Data entries:

%%

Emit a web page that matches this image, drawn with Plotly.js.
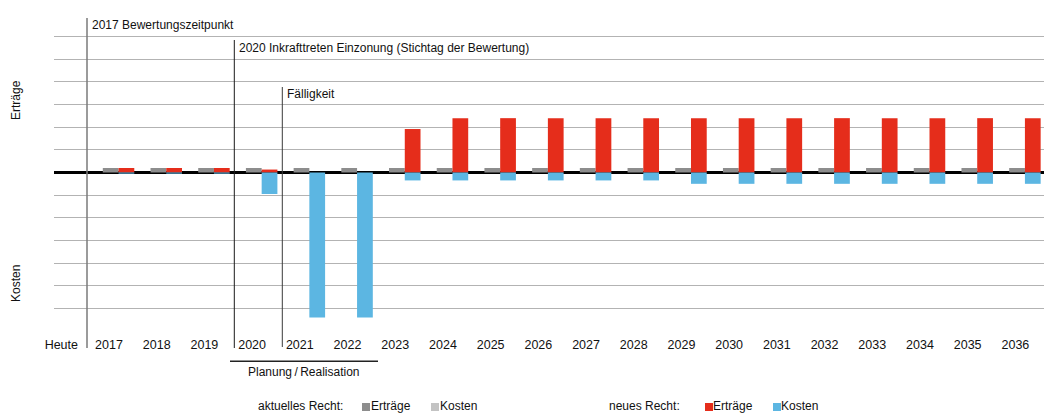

%%
%%

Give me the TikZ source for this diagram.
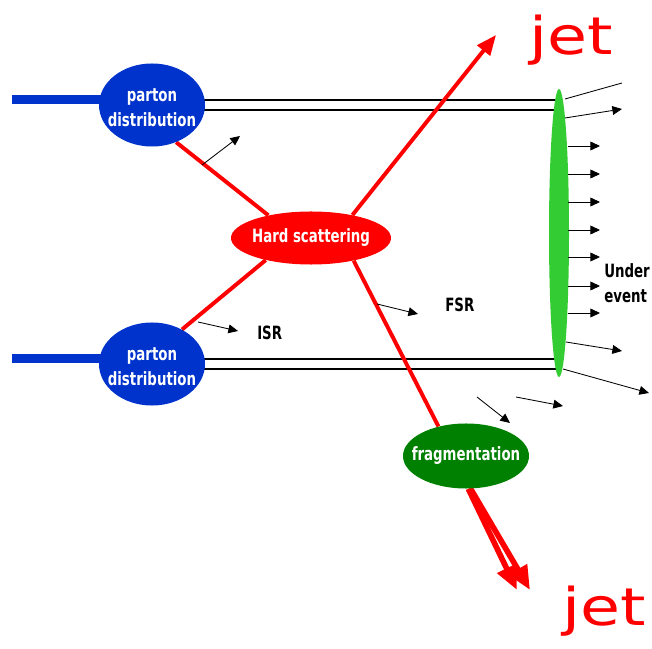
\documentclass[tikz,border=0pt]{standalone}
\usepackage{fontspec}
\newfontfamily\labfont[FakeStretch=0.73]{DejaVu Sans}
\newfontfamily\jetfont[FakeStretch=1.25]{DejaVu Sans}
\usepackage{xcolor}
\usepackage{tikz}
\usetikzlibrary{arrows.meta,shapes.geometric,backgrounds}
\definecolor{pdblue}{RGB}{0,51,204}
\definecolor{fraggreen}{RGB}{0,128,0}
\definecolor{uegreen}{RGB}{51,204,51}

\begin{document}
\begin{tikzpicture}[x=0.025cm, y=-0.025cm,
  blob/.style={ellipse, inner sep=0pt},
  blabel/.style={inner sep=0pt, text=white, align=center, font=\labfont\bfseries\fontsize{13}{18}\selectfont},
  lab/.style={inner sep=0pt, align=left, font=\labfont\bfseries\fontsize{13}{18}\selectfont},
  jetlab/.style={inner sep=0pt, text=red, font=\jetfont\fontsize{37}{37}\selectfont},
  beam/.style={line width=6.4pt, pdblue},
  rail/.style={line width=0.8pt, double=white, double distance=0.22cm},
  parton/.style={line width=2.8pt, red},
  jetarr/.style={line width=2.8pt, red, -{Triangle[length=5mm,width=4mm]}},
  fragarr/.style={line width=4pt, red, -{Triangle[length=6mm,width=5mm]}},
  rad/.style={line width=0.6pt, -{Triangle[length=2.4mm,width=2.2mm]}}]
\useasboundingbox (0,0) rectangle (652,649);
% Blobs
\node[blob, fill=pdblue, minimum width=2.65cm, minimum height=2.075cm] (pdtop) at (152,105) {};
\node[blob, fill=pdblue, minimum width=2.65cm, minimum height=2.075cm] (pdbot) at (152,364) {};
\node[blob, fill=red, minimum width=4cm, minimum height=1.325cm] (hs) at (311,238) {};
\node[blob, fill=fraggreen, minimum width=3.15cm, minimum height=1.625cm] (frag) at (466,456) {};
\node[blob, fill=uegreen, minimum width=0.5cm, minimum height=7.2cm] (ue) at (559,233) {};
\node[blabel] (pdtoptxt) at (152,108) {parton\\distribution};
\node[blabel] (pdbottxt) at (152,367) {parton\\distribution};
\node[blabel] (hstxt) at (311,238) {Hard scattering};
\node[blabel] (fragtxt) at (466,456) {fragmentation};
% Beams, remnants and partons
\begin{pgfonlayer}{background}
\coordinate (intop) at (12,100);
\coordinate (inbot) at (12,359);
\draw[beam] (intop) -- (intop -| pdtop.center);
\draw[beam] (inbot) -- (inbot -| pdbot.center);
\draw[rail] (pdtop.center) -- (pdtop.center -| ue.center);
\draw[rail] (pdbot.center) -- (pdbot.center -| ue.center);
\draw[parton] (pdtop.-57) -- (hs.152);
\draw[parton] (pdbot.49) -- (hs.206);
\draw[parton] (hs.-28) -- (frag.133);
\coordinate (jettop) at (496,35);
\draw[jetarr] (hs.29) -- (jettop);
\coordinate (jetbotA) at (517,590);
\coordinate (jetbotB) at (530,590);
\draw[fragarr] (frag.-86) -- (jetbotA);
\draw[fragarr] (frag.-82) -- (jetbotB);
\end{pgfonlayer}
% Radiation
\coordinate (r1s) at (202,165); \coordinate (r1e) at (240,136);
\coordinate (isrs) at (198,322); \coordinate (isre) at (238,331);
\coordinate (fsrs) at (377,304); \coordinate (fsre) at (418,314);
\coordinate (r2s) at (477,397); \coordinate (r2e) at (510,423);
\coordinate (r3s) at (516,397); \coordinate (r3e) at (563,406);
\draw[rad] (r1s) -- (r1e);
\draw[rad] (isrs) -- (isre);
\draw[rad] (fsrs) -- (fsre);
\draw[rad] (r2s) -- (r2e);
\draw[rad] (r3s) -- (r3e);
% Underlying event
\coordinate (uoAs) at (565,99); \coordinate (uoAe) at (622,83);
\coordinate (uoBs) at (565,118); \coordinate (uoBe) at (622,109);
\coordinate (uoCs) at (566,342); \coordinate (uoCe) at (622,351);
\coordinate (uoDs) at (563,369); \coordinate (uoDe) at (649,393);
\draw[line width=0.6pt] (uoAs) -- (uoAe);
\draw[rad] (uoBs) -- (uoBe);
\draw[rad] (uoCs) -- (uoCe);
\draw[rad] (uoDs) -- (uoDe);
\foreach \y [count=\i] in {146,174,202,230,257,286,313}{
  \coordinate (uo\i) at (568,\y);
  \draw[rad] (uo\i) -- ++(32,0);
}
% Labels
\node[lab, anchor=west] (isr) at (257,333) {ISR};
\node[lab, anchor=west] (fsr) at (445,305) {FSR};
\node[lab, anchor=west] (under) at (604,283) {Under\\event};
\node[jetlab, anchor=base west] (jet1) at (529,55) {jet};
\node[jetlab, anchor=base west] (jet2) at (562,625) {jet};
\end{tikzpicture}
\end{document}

%%

Aim of the exercise: Copy out every line with the word "this".

Expected answer:
Emit a web page that matches this image, drawn with Plotly.js.
Give me the TikZ source for this diagram.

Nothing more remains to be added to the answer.